With application season in full swing, there’s plenty of buzz about the Robert Day Scholars program: ‘a finance program in the liberal arts tradition.’ If you’re not sure what that means, it’s a big old twenty thousand dollar scholarship endowed alongside the Robert Day School of Economics and Finance. Last year Day’s monstrous two hundred million dollar gift shook things up on campus, bringing furor from some quarters and glee from others. Likewise, the Scholars program has proven controversial, drawing criticism from one kind of student in particular. The kind who didn’t get in.
With students as competitive and driven as CMC’s, the exceptionally rigorous application process for the Day scholarship naturally brought out the kind of tensions that even prestigious internships don’t. Applicants offer up the typical resumes and essays for a process culminating in a boardroom interview. In between however is a ‘leadership assessment.’ This activity is something of a psychological experiment, where applicants are teamed up and observed as they work through a project to see who emerges as a leader and who settles into followership. To many of the program’s critics this embodies their issues with the process, which one described as “pitting top students against each other,” poisoning a normally inclusive environment with a hypercompetitive process and an every man for himself ethos.
If this is just a case of sour grapes, it’s an all too persistent one, and one which seems something of a self-fulfilling prophesy. Whether or not it’s inherently harmful to make tough choices amongst a pool of extremely similar, extremely qualified candidates, the fact that we’re still hearing about it a year later speaks to how it’s worked out.
On the other side of things, the Day Scholars themselves could hardly be happier. Those I spoke to expressed no regrets about the program, and only peripheral awareness of the bitterness some have shown. And what don’t they have to be happy about? The program offers a pile of co-curricular activities, a ton of money, and a personal career services employee. That last one came up right behind the application process in many critics’ complaints, and, unlike the rest of them, seemed to resonate with the average student, although it was emphasized less heavily than the co-curricular activities by those inside the program.

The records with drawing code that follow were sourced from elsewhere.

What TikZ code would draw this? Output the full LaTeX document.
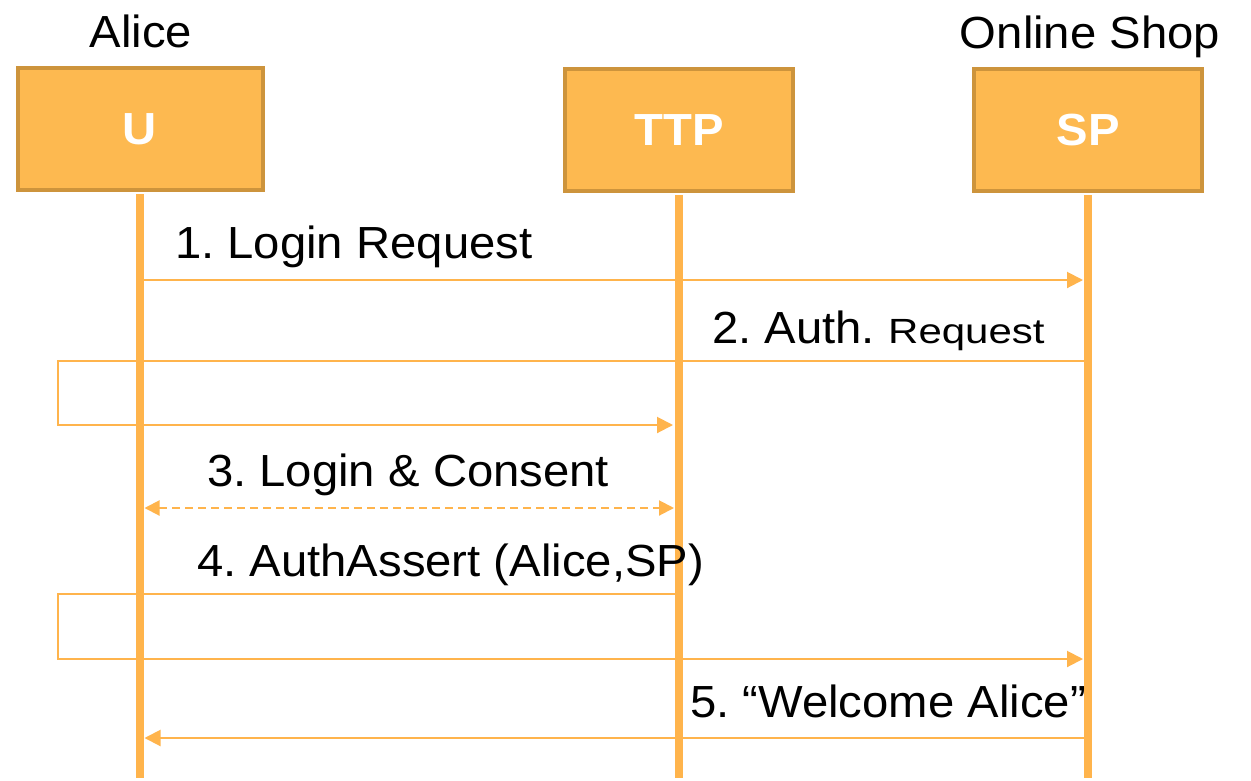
\documentclass[tikz,border=0pt]{standalone}
\usepackage{fontspec}
\setmainfont{Liberation Sans}[FakeStretch=1.05]
\newfontfamily\reqfont{Liberation Sans}[FakeStretch=1.2]
\usetikzlibrary{arrows.meta}
\definecolor{boxfill}{HTML}{FDB950}
\definecolor{boxedge}{HTML}{CD943C}
\definecolor{wire}{HTML}{FFB44C}
\frenchspacing

\begin{document}
\begin{tikzpicture}[x=1pt,y=-1pt,
  actor/.style={draw=boxedge, fill=boxfill, line width=4pt, minimum height=122pt,
    text=white, font=\fontsize{45}{50}\selectfont\bfseries, inner sep=0pt},
  life/.style={draw=wire, line width=7.5pt},
  msg/.style={draw=wire, line width=2pt},
  tip/.style={-{Triangle[length=16pt,width=16pt]}},
  lbl/.style={font=\fontsize{45}{50}\selectfont, inner sep=0pt, text=black},
]
% canvas
\fill[white] (0,0) rectangle (1251,780);
\useasboundingbox (0,0) rectangle (1251,780);

% participants
\node[actor, minimum width=245pt] (U)   at (140,129)  {U};
\node[actor, minimum width=228pt] (TTP) at (679,130)  {TTP};
\node[actor, minimum width=228pt] (SP)  at (1088,130) {SP};

\node[lbl, anchor=base] (alice) at (141,47)  {Alice};
\node[lbl, anchor=base] (shop)  at (1090,48) {Online Shop};

% loop corners of the redirected messages
\coordinate (r2a) at (58,361);
\coordinate (r2b) at (58,425);
\coordinate (r4a) at (58,594);
\coordinate (r4b) at (58,659);

% messages
\draw[msg, tip, shorten >=5pt] (U.south |- 0,280) -- (SP.south |- 0,280);
\draw[msg, tip, shorten >=6pt] (SP.south |- 0,361) -- (r2a) -- (r2b) -- (TTP.south |- 0,425);
\draw[msg, dash pattern=on 8pt off 5pt,
      {Triangle[length=15pt,width=15pt]}-{Triangle[length=15pt,width=15pt]},
      shorten <=4.5pt, shorten >=5pt] (U.south |- 0,508) -- (TTP.south |- 0,508);
\draw[msg, tip, shorten >=5pt] (TTP.south |- 0,594) -- (r4a) -- (r4b) -- (SP.south |- 0,659);
\draw[msg, tip, shorten >=4.5pt] (SP.south |- 0,738) -- (U.south |- 0,738);

% lifelines
\coordinate (Uend)   at (U.south |- 0,778);
\coordinate (TTPend) at (TTP.south |- 0,778);
\coordinate (SPend)  at (SP.south |- 0,778);
\draw[life] ([yshift=-2pt]U.south)   -- (Uend);
\draw[life] ([yshift=-2pt]TTP.south) -- (TTPend);
\draw[life] ([yshift=-2pt]SP.south)  -- (SPend);

% message labels
\node[lbl, anchor=base west] (t1) at (175,258) {1. Login Request};
\node[lbl, anchor=base west] (t2) at (712,343) {2. Auth. {\reqfont\fontsize{35}{40}\selectfont Request}};
\node[lbl, anchor=base west] (t3) at (207,486) {3. Login \& Consent};
\node[lbl, anchor=base west] (t4) at (197,576) {4. AuthAssert (Alice,SP)};
\node[lbl, anchor=base west] (t5) at (690,717) {5. “Welcome Alice”};
\end{tikzpicture}
\end{document}
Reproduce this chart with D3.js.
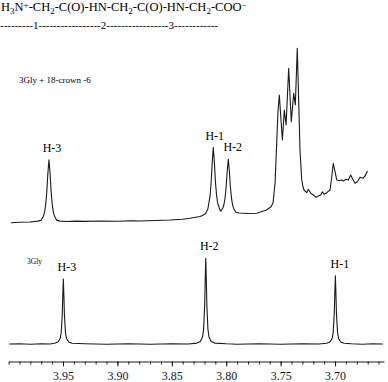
<!DOCTYPE html>
<html>
<head>
<meta charset="utf-8">
<script src="https://cdn.jsdelivr.net/npm/d3@7"></script>
<style>
    html, body { margin: 0; padding: 0; background: #fff; }
    svg { display: block; font-family: "Liberation Serif", "Times New Roman", serif; }
    .trace { fill: none; stroke: #1a1a1a; stroke-width: 1.1; stroke-linejoin: round; }
    .axis path, .axis line { stroke: #1a1a1a; }
    .axis text { font-family: "Liberation Serif", serif; font-size: 12px; fill: #1a1a1a; }
</style>
</head>
<body>
<div id="chart"></div>
<script>
const width = 388;
const height = 382;

// Chemical shift axis (ppm), reversed as usual for NMR.
const ppmDomain = [4.0, 3.655];
const majorTicks = [3.95, 3.90, 3.85, 3.80, 3.75, 3.70];
const minorTicks = [4.00, 3.99, 3.98, 3.97, 3.96, 3.95, 3.94, 3.93, 3.92, 3.91, 3.90,
    3.89, 3.88, 3.87, 3.86, 3.85, 3.84, 3.83, 3.82, 3.81, 3.80, 3.79, 3.78, 3.77, 3.76,
    3.75, 3.74, 3.73, 3.72, 3.71, 3.70, 3.69, 3.68, 3.67, 3.66];

// 3Gly + 18-crown-6 trace: [ppm, intensity]
const crownTrace = [
    [3.9978, 0.3], [3.9895, 0.7], [3.9803, 1.0], [3.9729, 1.9], [3.9699, 2.9],
    [3.9679, 6.9], [3.9669, 11.2], [3.9659, 18.7], [3.9649, 31.1], [3.9639, 49.7],
    [3.9629, 63.3], [3.9619, 49.7], [3.9609, 31.1], [3.9599, 18.7], [3.9589, 11.2],
    [3.9579, 6.9], [3.9559, 2.9], [3.9529, 1.9], [3.9460, 1.5], [3.9380, 1.9],
    [3.9300, 1.6], [3.9160, 2.0], [3.9000, 1.7], [3.8880, 2.3], [3.8792, 2.0],
    [3.8650, 2.5], [3.8517, 3.0], [3.8400, 3.8], [3.8333, 4.7], [3.8241, 6.5],
    [3.8219, 7.6], [3.8189, 9.5], [3.8169, 13.9], [3.8149, 26.7], [3.8139, 40.0],
    [3.8129, 59.9], [3.8119, 75.5], [3.8109, 60.9], [3.8099, 40.9], [3.8089, 28.1],
    [3.8079, 20.0], [3.8059, 13.4], [3.8049, 11.8], [3.8031, 15.0], [3.8021, 18.5],
    [3.8011, 24.7], [3.8001, 35.5], [3.7991, 51.7], [3.7981, 63.7], [3.7971, 51.4],
    [3.7961, 35.2], [3.7951, 24.4], [3.7941, 17.9], [3.7931, 14.3], [3.7911, 10.8],
    [3.7881, 10.0], [3.7800, 9.5], [3.7720, 9.8], [3.7630, 13.0], [3.7590, 16.0],
    [3.7570, 20.0], [3.7551, 40.0], [3.7538, 75.0], [3.7524, 112.0], [3.7512, 128.0],
    [3.7484, 83.0], [3.7466, 113.0], [3.7450, 98.0], [3.7426, 154.7], [3.7402, 101.3],
    [3.7380, 129.7], [3.7365, 118.0], [3.7347, 174.7], [3.7322, 73.0], [3.7306, 43.0],
    [3.7294, 36.0], [3.7285, 33.0], [3.7260, 30.3], [3.7245, 33.7], [3.7223, 29.7],
    [3.7199, 28.0], [3.7175, 25.7], [3.7153, 27.0], [3.7131, 28.0], [3.7117, 31.3],
    [3.7101, 28.7], [3.7076, 30.3], [3.7046, 33.0], [3.7030, 46.3], [3.7016, 59.7],
    [3.7000, 51.3], [3.6984, 43.0], [3.6961, 42.3], [3.6938, 43.0], [3.6924, 42.0],
    [3.6899, 43.7], [3.6878, 43.0], [3.6856, 48.0], [3.6837, 43.7], [3.6816, 39.7],
    [3.6795, 41.3], [3.6770, 45.7], [3.6745, 44.7], [3.6724, 47.0], [3.6702, 52.0]
];

// 3Gly trace: [ppm, intensity]
const glyTrace = [
    [3.9995, 0.0], [3.9900, 0.3], [3.9800, -0.2], [3.9700, 0.2], [3.9620, 0.0],
    [3.9577, 0.7], [3.9547, 2.0], [3.9527, 5.2], [3.9517, 11.0], [3.9507, 29.0],
    [3.9502, 49.0], [3.9497, 65.0], [3.9492, 49.0], [3.9487, 29.0], [3.9477, 11.0],
    [3.9467, 5.2], [3.9447, 2.0], [3.9417, 0.7], [3.9300, 0.2], [3.9100, -0.3],
    [3.8900, 0.2], [3.8700, -0.2], [3.8500, 0.3], [3.8350, 0.0], [3.8268, 0.9],
    [3.8238, 2.6], [3.8218, 6.9], [3.8208, 14.6], [3.8198, 38.7], [3.8193, 64.5],
    [3.8188, 85.7], [3.8183, 64.5], [3.8178, 38.7], [3.8168, 14.6], [3.8158, 6.9],
    [3.8138, 2.6], [3.8108, 0.9], [3.8000, 0.2], [3.7900, -0.2], [3.7700, 0.2],
    [3.7500, -0.3], [3.7300, 0.2], [3.7150, 0.0], [3.7077, 0.7], [3.7047, 2.0],
    [3.7027, 5.4], [3.7017, 11.6], [3.7007, 30.6], [3.7002, 51.0], [3.6997, 68.3],
    [3.6992, 51.0], [3.6987, 30.6], [3.6977, 11.6], [3.6967, 5.4], [3.6947, 2.0],
    [3.6917, 0.7], [3.6850, 0.2], [3.6750, -0.2], [3.6650, 0.2], [3.6560, 0.0]
];

// Peak assignments
const crownPeaks = [["H-3", 3.9629, 63.3], ["H-1", 3.8119, 75.5], ["H-2", 3.7981, 63.7]];
const glyPeaks = [["H-3", 3.9497, 65.0], ["H-2", 3.8188, 85.7], ["H-1", 3.6997, 68.3]];

const svg = d3.select("#chart").append("svg")
    .attr("width", width)
    .attr("height", height);

// Scales: one shared ppm axis, one intensity scale per trace.
const x = d3.scaleLinear().domain(ppmDomain).range([8.6, 384]);
const yTop = d3.scaleLinear().domain([0, 200]).range([223, 23]);
const yBottom = d3.scaleLinear().domain([0, 100]).range([344, 244]);

const lineTop = d3.line().x(d => x(d[0])).y(d => yTop(d[1]));
const lineBottom = d3.line().x(d => x(d[0])).y(d => yBottom(d[1]));

svg.append("path").attr("class", "trace").attr("d", lineTop(crownTrace));
svg.append("path").attr("class", "trace").attr("d", lineBottom(glyTrace));

// Axis: minor ticks every 0.01, labelled ticks every 0.05.
svg.append("g")
    .attr("class", "axis")
    .attr("transform", "translate(0, 361.5)")
    .call(d3.axisBottom(x).tickValues(minorTicks).tickSize(3).tickSizeOuter(0).tickFormat(""));

const major = svg.append("g")
    .attr("class", "axis")
    .attr("transform", "translate(0, 361.5)")
    .call(d3.axisBottom(x).tickValues(majorTicks).tickSize(5).tickSizeOuter(0).tickFormat(d3.format(".2f")));
major.select(".domain").remove();
major.selectAll("text").attr("dy", 0).attr("y", 18);

// Peak labels
const peakLabel = (peaks, y, offsets) => {
    svg.append("g").selectAll("text")
        .data(peaks)
        .join("text")
        .attr("x", (d, i) => x(d[1]) + offsets[i])
        .attr("y", d => y(d[2]) - 8)
        .attr("text-anchor", "middle")
        .style("font-size", "12px")
        .text(d => d[0]);
};
peakLabel(crownPeaks, yTop, [3, 1.5, 4.5]);
peakLabel(glyPeaks, yBottom, [3.5, 3.5, 4.5]);

// Sample names
svg.append("text").attr("x", 19).attr("y", 83).style("font-size", "9px").text("3Gly + 18-crown -6");
svg.append("text").attr("x", 27).attr("y", 264).style("font-size", "7.5px").text("3Gly");

// Structure formula with sub/superscripts
const formula = svg.append("text").attr("x", 1).attr("y", 11).style("font-size", "12.5px");
const parts = [["H", 0], ["3", 1], ["N", 0], ["+", -1], ["-CH", 0], ["2", 1], ["-C(O)-HN-CH", 0],
    ["2", 1], ["-C(O)-HN-CH", 0], ["2", 1], ["-COO", 0], ["\u2212", -1]];
let shift = 0;
parts.forEach(([t, s]) => {
    const dy = s * 3 - shift;
    shift = s * 3;
    formula.append("tspan")
        .attr("dy", dy)
        .style("font-size", s ? "9px" : "12.5px")
        .text(t);
});

svg.append("text").attr("x", 0).attr("y", 29).style("font-size", "11px")
    .text("---------1-----------------2-----------------3------------");
</script>
</body>
</html>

The program and application process are both unchanged for this second year, besides the sort of incremental revisions expected for new scholarship. When asked what, if anything, could or should be changed, critics and Scholars alike had few ideas. The fact of the matter is that a program like the Day scholarship has to draw the line somewhere and, with a relatively opaque application process, seemingly outsized benefits, and few slots, it can’t satisfy everyone.